Запрещенные тогда к провозу вещи, например, сочинения русских философов: Соловьева, Бердяева Женька перевозил, прибегая опять же к собственным приемам конспирации. От меня он их не скрывал: «Перед самым досмотром я захожу в туалет, сижу в нем, пока пойдут таможенники. Книги и все другое в полиэтиленовом мешке засовываю в толчок, закрываю крышкой. На время досмотра туалет запирают. Процедура закончится, таможенники уйдут, я уже стою у туалета, пританцовываю, делаю вид, что мне не терпится, вхожу первым. Конечно, есть риск попасться, но пока проносило». Теперь можно раскрыть Женькины секреты: Бердяева с Соловьевым продают у нас на каждом углу... Воздадим должное расчетливому на английский манер, но по-российски легкомысленному риску конспиратора; сообразим, что ставилось на весы: если бы он хоть раз попался, его бы больше не пустили в Лондон, и в отечестве небо стало бы ему в овчинку...
Через десять лет после первого посещения я опять приехал в Англию с туристической группой. В таких поездках сразу выявляется, кто с кем может быть или не может, ну да, психологическая совместимость. В этот раз я близко сошелся с писателем Вячеславом Кондратьевым, в прошлом фронтовиком, не состарившимся, телесно и внутренне крупным, угловатым, абсолютно неуклончивым — в образе поведения и суждениях, с зычным мужским голосом, внятной дикцией, правильной русской речью, разнообразным жизненным опытом, завидной памятью, собственным углом понимания явлений, то есть сильным умом. Ну, разумеется, пьющим, курящим, ничуть не берегущим себя. Собственно, все перечисленные качества составляют то, что Лев Николаевич Толстой называл: настоящий мужик. Еще и талантливый, возлюбленный мной до личного знакомства, по его повести «Сашка» Я позвонил Ольге Ивановне, спросил у нее разрешения придти с товарищем, воевавшим; может быть, Володе будет с ним интересно повспоминать о войне. Ольга Ивановна, со щепетильной непосредственностью подданной английской королевы, осведомилась не из КГБ ли мой товарищ. Я заверил, что нет, и нас с товарищем пригласили на традиционный борщ. Не как у нас: «Здравствуйте! это мы, ставьте поллитру», — а нам назначили время борща.

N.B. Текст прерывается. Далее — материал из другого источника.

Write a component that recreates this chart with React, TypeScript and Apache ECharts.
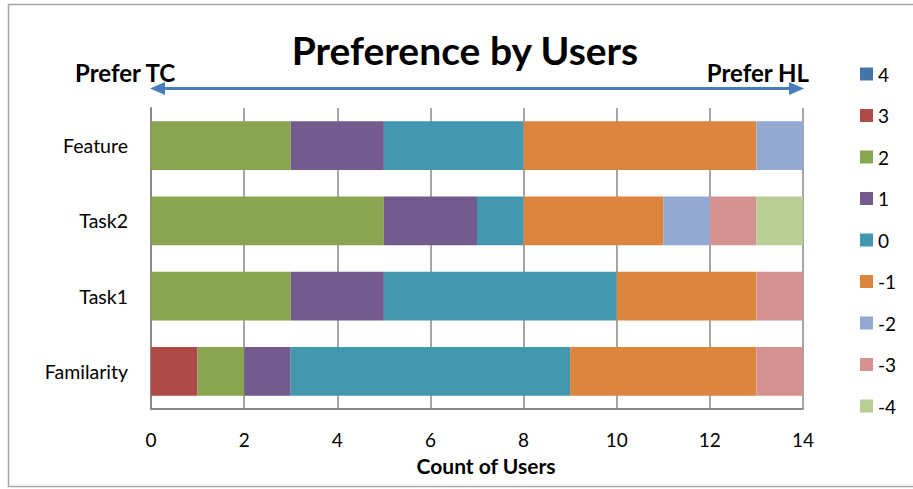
import React, { useEffect, useRef } from "react";
import * as echarts from "echarts";

const categories = ["Familarity", "Task1", "Task2", "Feature"];
const seriesNames = ["4", "3", "2", "1", "0", "-1", "-2", "-3", "-4"];
const s4 = [0, 0, 0, 0];
const s3 = [1, 0, 0, 0];
const s2 = [1, 3, 5, 3];
const s1 = [1, 2, 2, 2];
const s0 = [6, 5, 1, 3];
const sm1 = [4, 3, 3, 5];
const sm2 = [0, 0, 1, 1];
const sm3 = [1, 1, 1, 0];
const sm4 = [0, 0, 1, 0];
const seriesData = [s4, s3, s2, s1, s0, sm1, sm2, sm3, sm4];
const colors = ["#4474A8", "#AE4A47", "#8AA54F", "#735A8F", "#4398AF", "#DC853F", "#93A9D1", "#D49291", "#B8CE95"];

const FONT = "Lato, 'Noto Sans', sans-serif";

export default function App() {
  const ref = useRef<HTMLDivElement>(null);
  useEffect(() => {
    if (!ref.current) return;
    const chart = echarts.init(ref.current, undefined, { renderer: "svg" });
    const arrowColor = "#4A7EBB";
    chart.setOption({
      animation: false,
      textStyle: { fontFamily: FONT },
      grid: { left: 151, right: 110, top: 108, bottom: 80, containLabel: false },
      legend: {
        orient: "vertical",
        left: 855,
        top: 59,
        itemWidth: 13,
        itemHeight: 13,
        itemGap: 21.5,
        icon: "rect",
        textStyle: { fontSize: 19, color: "#000", fontFamily: FONT, padding: [0, 0, 0, 0], lineHeight: 20 },
        data: seriesNames,
      },
      xAxis: {
        type: "value",
        min: 0,
        max: 14,
        interval: 2,
        axisLine: { show: true, lineStyle: { color: "#898989", width: 2 } },
        axisTick: { show: false },
        axisLabel: { fontSize: 19, color: "#000", margin: 21, fontFamily: FONT },
        splitLine: { show: true, lineStyle: { color: "#898989", width: 1.5 } },
      },
      yAxis: {
        type: "category",
        data: categories,
        axisLine: { show: true, lineStyle: { color: "#898989", width: 2 } },
        axisTick: { show: false },
        axisLabel: { fontSize: 19.5, color: "#000", margin: 23, fontFamily: FONT },
        splitLine: { show: false },
      },
      series: seriesNames.map((name, i) => ({
        name,
        type: "bar",
        stack: "total",
        barCategoryGap: "35%",
        data: seriesData[i],
        itemStyle: { color: colors[i] },
      })),
      graphic: [
        {
          type: "rect",
          silent: true,
          shape: { x: 8.5, y: 4.5, width: 920, height: 482 },
          style: { fill: "none", stroke: "#A6A6A6", lineWidth: 1.5 },
          z: -10,
        },
        {
          type: "text",
          style: {
            text: "Preference by Users",
            x: 465,
            y: 50,
            align: "center",
            verticalAlign: "middle",
            font: `bold 39px ${FONT}`,
            fill: "#000",
          },
        },
        {
          type: "text",
          style: {
            text: "Prefer TC",
            x: 75,
            y: 72,
            align: "left",
            verticalAlign: "middle",
            font: `bold 24px ${FONT}`,
            fill: "#000",
          },
        },
        {
          type: "text",
          style: {
            text: "Prefer HL",
            x: 809,
            y: 72,
            align: "right",
            verticalAlign: "middle",
            font: `bold 24px ${FONT}`,
            fill: "#000",
          },
        },
        {
          type: "line",
          shape: { x1: 160, y1: 88.5, x2: 794, y2: 88.5 },
          style: { stroke: arrowColor, lineWidth: 3 },
        },
        {
          type: "polygon",
          shape: { points: [[150, 88.5], [165, 82], [165, 95]] },
          style: { fill: arrowColor },
        },
        {
          type: "polygon",
          shape: { points: [[804, 88.5], [789, 82], [789, 95]] },
          style: { fill: arrowColor },
        },
        {
          type: "text",
          style: {
            text: "Count of Users",
            x: 486,
            y: 465,
            align: "center",
            verticalAlign: "middle",
            font: `bold 21px ${FONT}`,
            fill: "#000",
          },
        },
      ],
    });
    return () => chart.dispose();
  }, []);
  return (
    <div
      ref={ref}
      style={{ position: "absolute", left: 0, top: 0, width: 913, height: 489, background: "#fff" }}
    />
  );
}
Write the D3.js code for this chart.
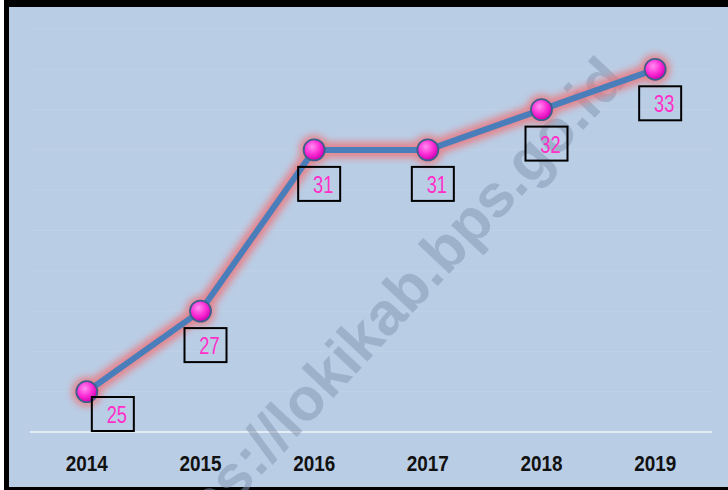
<!DOCTYPE html>
<html>
<head>
<meta charset="utf-8">
<script src="https://cdn.jsdelivr.net/npm/d3@7"></script>
<style>
  body { margin: 0; background: #fff; }
  svg { display: block; }
</style>
</head>
<body>
<div id="chart"></div>
<script>
const years = ["2014", "2015", "2016", "2017", "2018", "2019"];
const values = [25, 27, 31, 31, 32, 33];
const yTicks = [24, 25, 26, 27, 28, 29, 30, 31, 32, 33, 34];
const watermark = "https://lokikab.bps.go.id";

const W = 728, H = 490;
const plot = {left: 30, right: 712, top: 29, bottom: 432};

const svg = d3.select("#chart")
  .append("svg")
  .attr("width", W)
  .attr("height", H);

const defs = svg.append("defs");

const grad = defs.append("radialGradient")
  .attr("id", "ball")
  .attr("cx", "40%").attr("cy", "35%").attr("r", "65%");
grad.append("stop").attr("offset", "0%").attr("stop-color", "#ff8cf2");
grad.append("stop").attr("offset", "55%").attr("stop-color", "#ff2fd6");
grad.append("stop").attr("offset", "100%").attr("stop-color", "#d000b4");

const glow = defs.append("filter")
  .attr("id", "glow")
  .attr("x", "-20%").attr("y", "-20%").attr("width", "140%").attr("height", "140%");
glow.append("feGaussianBlur").attr("stdDeviation", 3.5);

// frame
svg.append("rect")
  .attr("x", 4).attr("y", 0)
  .attr("width", W - 4).attr("height", H)
  .attr("fill", "#000");
svg.append("rect")
  .attr("x", 9).attr("y", 7)
  .attr("width", W - 9).attr("height", 480)
  .attr("fill", "#b9cde5");

const x = d3.scaleBand()
  .domain(years)
  .range([plot.left, plot.right]);

const y = d3.scaleLinear()
  .domain([24, 34])
  .range([plot.bottom, plot.top]);

const cx = d => x(d.year) + x.bandwidth() / 2;
const cy = d => y(d.value);

const data = years.map((yr, i) => ({year: yr, value: values[i]}));

// faint gridlines
svg.append("g")
  .selectAll("line")
  .data(yTicks.slice(1))
  .enter()
  .append("line")
  .attr("x1", plot.left).attr("x2", plot.right)
  .attr("y1", d => y(d)).attr("y2", d => y(d))
  .attr("stroke", "#bfd2e7")
  .attr("stroke-width", 1);

// baseline
svg.append("line")
  .attr("x1", plot.left).attr("x2", plot.right)
  .attr("y1", y(24)).attr("y2", y(24))
  .attr("stroke", "#e4ecf5")
  .attr("stroke-width", 2);

// watermark
svg.append("text")
  .attr("transform", "translate(393,334) rotate(-47)")
  .attr("text-anchor", "middle")
  .attr("font-family", "Liberation Sans, Arial, sans-serif")
  .attr("font-weight", "bold")
  .attr("font-size", 60)
  .attr("fill", "#8296b2")
  .attr("fill-opacity", 0.5)
  .text(watermark);

// x axis labels
const xAxis = d3.axisBottom(x).tickSize(0).tickPadding(0);
const gx = svg.append("g")
  .attr("transform", `translate(0,${plot.bottom})`)
  .call(xAxis);
gx.select(".domain").remove();
gx.selectAll("text")
  .attr("y", 0)
  .attr("dy", 0)
  .attr("transform", "translate(0,39) scale(0.86,1)")
  .attr("font-family", "Liberation Sans, Arial, sans-serif")
  .attr("font-weight", "bold")
  .attr("font-size", 22)
  .attr("fill", "#111");

const line = d3.line().x(cx).y(cy);

// glow under the line and markers
const glowG = svg.append("g").attr("filter", "url(#glow)").attr("opacity", 0.8);
glowG.append("path")
  .datum(data)
  .attr("d", line)
  .attr("fill", "none")
  .attr("stroke", "#ee7479")
  .attr("stroke-width", 16)
  .attr("stroke-linejoin", "round");
glowG.selectAll("circle")
  .data(data)
  .enter()
  .append("circle")
  .attr("cx", cx).attr("cy", cy)
  .attr("r", 15)
  .attr("fill", "#ee7479");

svg.append("path")
  .datum(data)
  .attr("d", line)
  .attr("fill", "none")
  .attr("stroke", "#4a7ebb")
  .attr("stroke-width", 6)
  .attr("stroke-linejoin", "round");

svg.selectAll(".pt")
  .data(data)
  .enter()
  .append("circle")
  .attr("class", "pt")
  .attr("cx", cx).attr("cy", cy)
  .attr("r", 10.5)
  .attr("fill", "url(#ball)")
  .attr("stroke", "#3e5f8c")
  .attr("stroke-width", 1.8);

// data labels in boxes
const boxW = 42, boxH = 34;
const boxTop = d => Math.min(cy(d) + 17, plot.bottom - boxH - 1);
const boxLeft = d => (boxTop(d) < cy(d) + 12 ? cx(d) + 5 : cx(d) - 16);

const labels = svg.selectAll(".lbl")
  .data(data)
  .enter()
  .append("g")
  .attr("class", "lbl")
  .attr("transform", d => `translate(${boxLeft(d)},${boxTop(d)})`);

labels.append("rect")
  .attr("width", boxW).attr("height", boxH)
  .attr("fill", "none")
  .attr("stroke", "#000")
  .attr("stroke-width", 2);

labels.append("text")
  .attr("transform", `translate(${boxW / 2 + 4},26) scale(0.76,1)`)
  .attr("text-anchor", "middle")
  .attr("font-family", "Liberation Sans, Arial, sans-serif")
  .attr("font-size", 24)
  .attr("fill", "#ff2fc8")
  .text(d => d.value);
</script>
</body>
</html>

Оказалось, что Слава Кондратьев и Володя Ковальский побывали в передряге под Ржевом, даже в одной дивизии. Впервые при мне Володя разговорился. Я узнал от него, что его отец погиб в коллективизацию, сам он беспризорничал, сидел в колонии. «Я был антисоветчиком», — заверил нас Володя, как-будто мы его подозревали в чем-то противоположном. Вспоминая о войне, он гнул свою линию, доказывал нам, что вариантов у него не было, только этот, лондонский в итоге. Например, такой сюжет. Где-то в сорок третьем году над расположением Володиной части появился немецкий разведчик — «рама». По «раме» лупили из автоматов, ручных пулеметов, пистолетов. «Рама»-таки задымила и рухнула. За сбитый самолет сбившему полагалась награда. Политотдельцы предложили Володе как старшему по званию из свидетелей письменно подтвердить, что сбил «раму» такой-то. «А я не видел, — уперся Володя, — я сидел в блиндаже. И отказался писать. На меня они стали косо смотреть. И потом под меня копали». Казалось бы, чего проще: ведь требовалось показание на награду, не на расстрел, но Володина натура не приняла насилия.
Рассказанный сюжет Володя представлял как подвижку к последнему фатальному шагу.
О шаге рассказывал примерно так: «У меня не было другого выхода. Они бы со мной все равно расправились. Я был антисоветчиком, говорил то, что думал. О, да! Ушел и сдался американцам. Они недолго меня подержали, без конвоя, посадили в джип, повезли сдавать нашим. Это меня не устраивало. О, нет! Дорога забита, ехали медленно. Остановились в лесу, я и драпанул. Погони за мной не было. Ну, а там в лесу поляки... Приняли меня как своего, дали во что переодеться. Ну, а дальше... О, да!»
«Только не вздумай возвращаться в Советский Союз, — наставлял московский ветеран войны лондонского ветерана. — У нас не жизнь, а сплошной кислотный дождь. Вот посмотри на Глеба, — он указал на меня, — ему чуть за пятьдесят, он в сравнении с тобой старик; тебе за семьдесят, а ты как огурчик. Что значит доброкачественная еда и когда на тебя не давят».